If only he could have the courage to say these words to another person.

fancracked: Did you ever feel like quitting/taking a long break from writing before? If so, why so? — What brought you back? ^^

kou: I think it was definitely after I finished high school and started college that I no longer felt the same energy for writing, for soompi, that I used to have.  I know I’m not as active anymore and I remember there was once a time when I couldn’t imagine my life without soompi.  But now, I understand that soompi and writing are related but not the same thing.  With soompi, I was able to focus my writing and learn about myself as a writer and a reader.  I’m definitely in a slump and I’m not sure why.  But I’m working hard to find that pace again, to write a little bit every night.

fancracked: Do you have any lessons learned based on what you’ve learned/gone through over the years?

kou: It’s really easy to start a story and to stop updating a story.  Whenever an author says that they’re on hiatus, it really means that they want to write it but they can’t.  The characters run away from the story or the story runs away from the characters and that insanity is what confuddles the writing.  They contradict to the point that the characters are no longer enmeshed in the story or the story becomes too big or something and the characters just aren’t ready for that.  That conflict is what I’ve come to understand.  I think that’s a big thing.  Another thing is, there is always something to read.  Don’t restrict yourself to the usual authors and the usual story lines.  You’re cheating yourself out of a whole history and spectrum of wonderful writing.  As a writer, try not to judge other writers without trying to understand their intentions and their point of view.

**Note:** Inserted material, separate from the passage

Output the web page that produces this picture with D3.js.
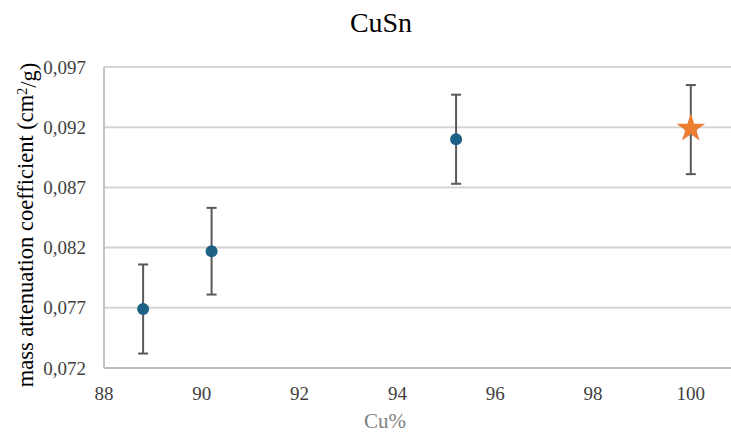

fancracked: Before we end this interview, would you like to send any messages to anyone/the fic world as a whole? ^^

kou: To writers: Push yourself and find that voice for your story.  You won’t regret it.

fancracked: Thanks SO much for sharing your time and thoughts with Time Vault and me, Kou! Means a lot and best wishes (:

kou: Thank you for this interview.  I’m honored.

2 thoughts on “INTERVIEW: FATSOKO

  1. i started reading some of kou’s works and i love her writing…i fell in love with SANG.min ^^ and it’s because of this interview that i checked out a book from my university library. it’s a collection of ray bradbury’s short stories and it has “the swan” in it. (: i’m so happy that i decided to give bradbury a chance! i just read a few of his other short stories and they’re fantastic.